Renowned French author Marcel Proust said,
“Just think of how many projects, travels, love affairs, studies, it – our life – hides from us, made invisible by our laziness, which, certain of a future, delays then incessantly.”
Being certain of a future destroys the richness of day-to-day life. But if you were certain that you’d die tomorrow, life would suddenly seem infinitely more precious. Seeing the world through this perspective in your day-to-day life would be exhilarating, but it has its pitfalls.
Certain duties that once seemed important would now appear absurd. Little tasks that once required constant immediate attention would be neglected. It wouldn’t be laziness. It’d just be the understanding that most first world problems are idiotic.
The challenges awaiting me in Thailand are a little more significant than their American counter-parts: the language & culture barrier, aggressive gangs of ladyboys, the possibility of being locked up in Thai prison for possessing a measly gram of marijuana. As my mind wraps itself around these new foreign hurdles approaching quickly, psychological secession from today’s mundane hurdles is unavoidable. The American Dream just doesn’t have the luster it once did.

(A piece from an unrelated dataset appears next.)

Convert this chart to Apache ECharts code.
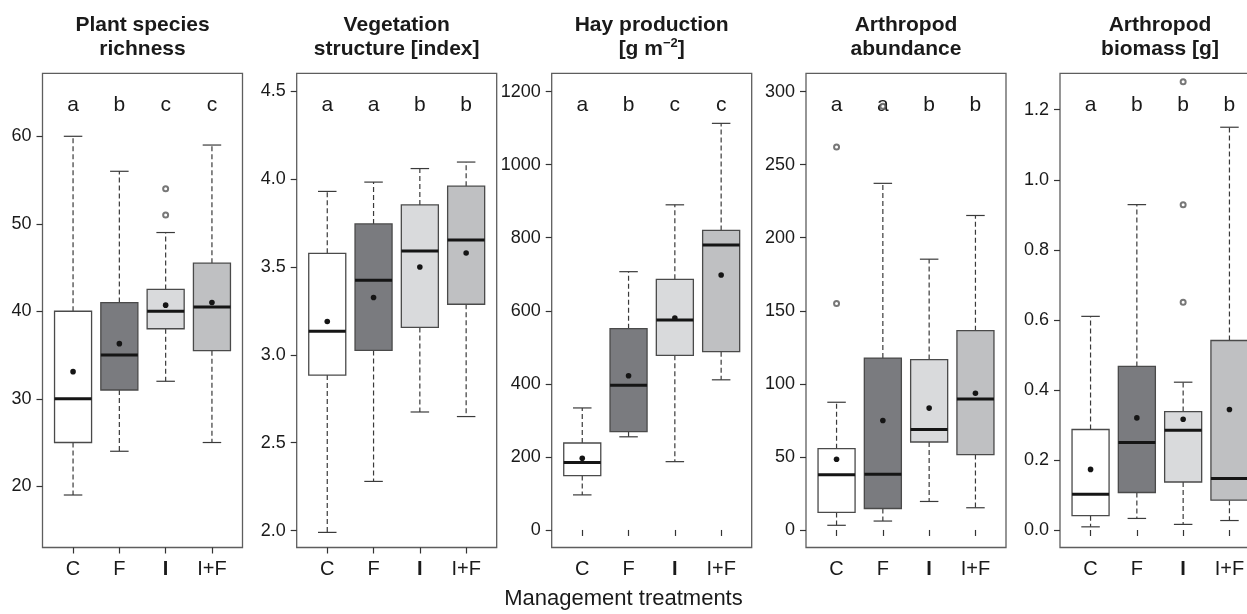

Remember when tying your shoelaces was a challenge? This simple task used to be a means of proud accomplishment for you because you’d never done it before. But your childish enthusiasm for looping knots was appropriately replaced with apathy once you’d realized that it’s just another duty that everyone else also does each morning. Such is my life here, and that’s why I’m going to leave America. I’ve had enough of this apathy. The world is filled with shoelaces and I’ll learn to tie ’em all, one perspective at a time.